As Real Live Preacher notes in a blog entry today, not every quite grasps the subtle nuances of this bit of history. Some librarians, for instance, apparently think that Dr. King nailed 95 theses to the door of the church at Wittenberg, sparking the Proestant Reformation.

A friend of mine, upon visiting the entry in question, observed that his employer marked the holiday by giving out cupcakes, some with white icing, and some with chocolate. As he ate the cupake, he pondered how senseless it was to honor Dr. King's life work with something as empty and meaningless as cupcakes.

But then I reflected that Dr. King would have probably enjoyed a cupcake or two, and let it rest. He would probably be gratified to know that, given [my employer's] integrated labor force and management staff, the need for marches had been reduced to the need for a memorial cupcake.

Still, as I asked him, if that's the case, why was the chocolate icing mixed in a different bowl from the white icing? (Either that, or the chocolate icing was thoroughly washed out of the bowl before they put white icing in.) And I'll bet there were separate trays for the white- and chocolate-iced cupcakes.

In all seriousness, I think the United States as a nation has made a great deal of progress since the days of segregation. Giants like Rosa Parks and Dr. King have cast their long shadows down the corridors of history, and we're all marked by their coming ... and by their passing.

Nonetheless, we have a lot further to go. I have friends who have been pulled over for "driving while black," and I doubt I'll ever forget the racist remarks I've heard as a reporter, like the fellow at a car show who complained that all the n*gg*rs who drive BMW's have ruined the car for him, the police captain who referred to Arabs as "ragheads" or the mayor who referred to his predecessor as a "stinking Jew." Nor can I forget friends of mine who have been called faggots or dykes because of their sexual orienation.

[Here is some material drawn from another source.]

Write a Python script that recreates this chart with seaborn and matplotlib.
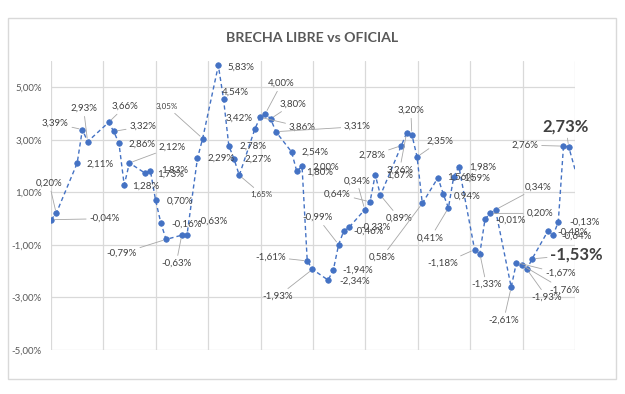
import matplotlib
matplotlib.use("Agg")
import matplotlib.pyplot as plt
from matplotlib.patches import Rectangle
import seaborn as sns
import pandas as pd
import numpy as np

# ---------------- data ----------------
title = "BRECHA LIBRE vs OFICIAL"
# trading-day offsets (calendar days from first observation)
day = [0, 1, 5, 6, 7, 11, 12, 13, 14, 15, 18, 19, 20, 21, 22, 25, 26, 28, 29,
       32, 33, 34, 35, 36, 39, 40, 41, 42, 43, 46, 47, 48, 49, 50, 53, 54, 55,
       56, 57, 60, 61, 62, 63, 67, 68, 69, 70, 71, 74, 75, 76, 77, 78, 81, 82,
       83, 84, 85, 88, 89, 90, 91, 92, 95, 96, 97, 98, 99]
brecha = [-0.04, 0.20, 2.11, 3.39, 2.93, 3.66, 3.32, 2.86, 1.28, 2.12, 1.73,
          1.83, 0.70, -0.16, -0.79, -0.63, -0.63, 2.29, 3.05, 5.83, 4.54, 2.78,
          2.27, 1.65, 3.42, 3.86, 4.00, 3.80, 3.31, 2.54, 1.80, 2.00, -1.61,
          -1.93, -2.34, -1.94, -0.99, -0.46, -0.33, 0.34, 0.64, 1.67, 0.89,
          2.78, 3.26, 3.20, 2.35, 0.58, 1.56, 0.94, 0.41, 1.59, 1.98, -1.18,
          -1.33, -0.01, 0.20, 0.34, -2.61, -1.67, -1.76, -1.93, -1.53, -0.48,
          -0.64, -0.13, 2.76, 2.73]
# next observation, beyond the visible axis range (line runs off the plot)
next_day = [102]
next_brecha = [0.6]
yticks = [-5, -3, -1, 1, 3, 5]

# ---------------- label layout (pixel offsets, leader flag, style) -------
layout = [
    (53.5, 1, 1, 'n'), (-7, 30, 1, 'n'), (23, -1, 0, 'n'), (-27, 6, 1, 'n'),
    (-4, 33, 1, 'n'), (16.5, 16, 1, 'n'), (29, 5, 1, 'n'), (23.5, -1, 0, 'n'),
    (22, -1, 0, 'n'), (43, 16, 1, 'n'), (25, -1, 0, 'n'), (24, 0, 0, 'n'),
    (24, -1, 0, 'n'), (25.5, -1, 0, 'n'), (-44.5, -14, 1, 'n'), (-5.5, -28, 1, 'n'),
    (25.5, 14, 0, 'n'), (23.5, 0, 0, 'n'), (-35.5, 32, 1, 's'), (23, -2, 0, 'n'),
    (12, 7, 0, 'n'), (24, -1, 0, 'n'), (24, 0, 0, 'n'), (22.5, -19, 1, 's'),
    (-16, 11, 0, 'n'), (42, -10, 1, 'n'), (16, 30, 1, 'n'), (22.5, 15, 1, 'n'),
    (81.5, 5, 1, 'n'), (23, 0, 0, 'n'), (23, -1, 0, 'n'), (24, -1, 0, 'n'),
    (-36.5, 4, 1, 'n'), (-34.5, -27, 1, 'n'), (26.5, -1, 0, 'n'), (24.5, -1, 0, 'n'),
    (-21, 27, 1, 'n'), (25, 0, 0, 'n'), (26.5, 0, 0, 'n'), (-8, 29, 1, 'n'),
    (-32.5, 8, 1, 'n'), (24, 0, 0, 'n'), (19, -23, 1, 'n'), (-29.5, -10, 1, 'n'),
    (-7, -37, 1, 'n'), (-1, 24, 1, 'n'), (23, 16, 1, 'n'), (-40.5, -54, 1, 'n'),
    (23, 0, 0, 'n'), (23.5, -2, 0, 'n'), (-18, -30, 1, 'n'), (23, -1, 0, 'n'),
    (23.5, -1, 0, 'n'), (-31.5, -14, 1, 'n'), (6.5, -31, 1, 'n'), (25, -1, 0, 'n'),
    (49.5, 0, 1, 'n'), (43, 23, 1, 'n'), (-7.5, -33, 1, 'n'), (44, -11, 1, 'n'),
    (42.5, -25, 1, 'n'), (20, -28, 1, 'n'), (44.5, 4, 1, 'b'), (24.5, -1, 0, 'n'),
    (24, -1, 0, 'n'), (26.5, 0, 0, 'n'), (-38.5, 1, 1, 'n'), (-3, 20, 1, 'b'),
]

# ---------------- styling ----------------
sns.set_style("white")
plt.rcParams['font.family'] = ['Lato', 'DejaVu Sans']

BLUE = "#4472C4"
GRID = "#d9d9d9"
TXT = "#404040"
AX_TXT = "#595959"

fig = plt.figure(figsize=(6.25, 3.94), dpi=100)
fig.patch.set_facecolor("white")
W, H = 625, 394
ax = fig.add_axes([51 / W, 1 - 350 / H, (575 - 51) / W, (350 - 61) / H])

df = pd.DataFrame({"day": day + next_day, "brecha": brecha + next_brecha})
sns.lineplot(data=df, x="day", y="brecha", ax=ax, color=BLUE, lw=1.0,
             linestyle=(0, (3, 2.2)), marker="o", markersize=4.0,
             markeredgecolor=BLUE, markerfacecolor=BLUE, markeredgewidth=0.5,
             clip_on=True, legend=False)

ax.set_xlim(0, 100.2)
ax.set_ylim(-5, 6)
ax.set_yticks(yticks)
ax.set_yticklabels([f"{v:.2f}".replace(".", ",") + "%" for v in yticks],
                   color=AX_TXT, fontsize=7)
ax.set_xticks(np.linspace(0, 100.2, 11))
ax.set_xticklabels([])
ax.tick_params(axis="both", length=0, pad=6.5)
ax.grid(True, color=GRID, lw=0.9)
ax.set_axisbelow(True)
for s in ax.spines.values():
    s.set_visible(False)
ax.set_xlabel("")
ax.set_ylabel("")

# data labels
for x, v, (dx, dy, lead, st) in zip(day, brecha, layout):
    txt = f"{v:.2f}".replace(".", ",") + "%"
    kw = dict(fontsize=7, color=TXT)
    if st == 's':
        kw = dict(fontsize=5.8, color=TXT)
    elif st == 'b':
        kw = dict(fontsize=12, color=TXT, fontweight="bold")
    ap = None
    if lead:
        ap = dict(arrowstyle="-", color="#a6a6a6", lw=0.6, shrinkA=0, shrinkB=2.5)
    ax.annotate(txt, xy=(x, v), xytext=(dx, dy), textcoords="offset pixels",
                ha="center", va="center", arrowprops=ap, annotation_clip=False,
                zorder=5, **kw)

# title and chart border
fig.text(312 / W, 1 - 38 / H, title, ha="center", va="center",
         fontsize=10.2, fontweight="bold", color=AX_TXT)
fig.patches.append(Rectangle((8 / W, 1 - 379 / H), (616 - 8) / W, (379 - 18) / H,
                             transform=fig.transFigure, fill=False,
                             ec=GRID, lw=1.0))

fig.savefig("out.png", dpi=100, facecolor="white")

We've made progress, but we have a lot further to go.

Thursday, January 19, 2006

a new look for dr. king

Evangeline told me yesterday that her class did a play about Dr. King. Imagine my surprise to hear that she had been given the starring role.

I was surprised to hear this, since I normally would think Evangeline a little too feminine and a little on the pale side to play King, but from what I can tell, she did a good job. As we were leaving school in the car, I tried quoting a line or two from King's famous "I have a Dream" speech, and Evangeline not only corrected me, she remembered more of the speech too.

In many ways, this isn't surprising. Evangeline has always impressed me with her utter incomprehension of how people can hate one another based on something as trivial as the shade of their skin. When we've read books about slavery and the Underground Railroad, she's cried to think that some of her friends would have been slaves a hundred fifty years ago, and when we've read stories about Harriet Tubman, Sojourner Truth and Frederick Douglass, she's cheered when they become free and when they outsmart the slavery system.

What really pleased me, though, was about two weeks ago when I was reading the girls Dr. Seuss' "The Sneetches." When we reached a page where some of the star-belly sneetches were playing a game on the beach, Rachel (as she is wont to do) started identifying the sneetches one after another as various members of the family. It's a harmless thing and it makes the story more interesting for her I guess, but when she said one of the star-belly sneetches was her sister, Evangeline objected.

"I'm not a star-belly sneetch," she insisted. She pointed at one of the forlorn plain-belly sneetches watching the game from the sidelines, and said, "That's me right there."

It's funny, but each generation teaches its children not to judge people by the color of their skin, and yet is accused by their children, when they grow up, of being racist to one degree or another. If Evangeline's attitude holds, I'm hoping her children won't be able to say any such thing.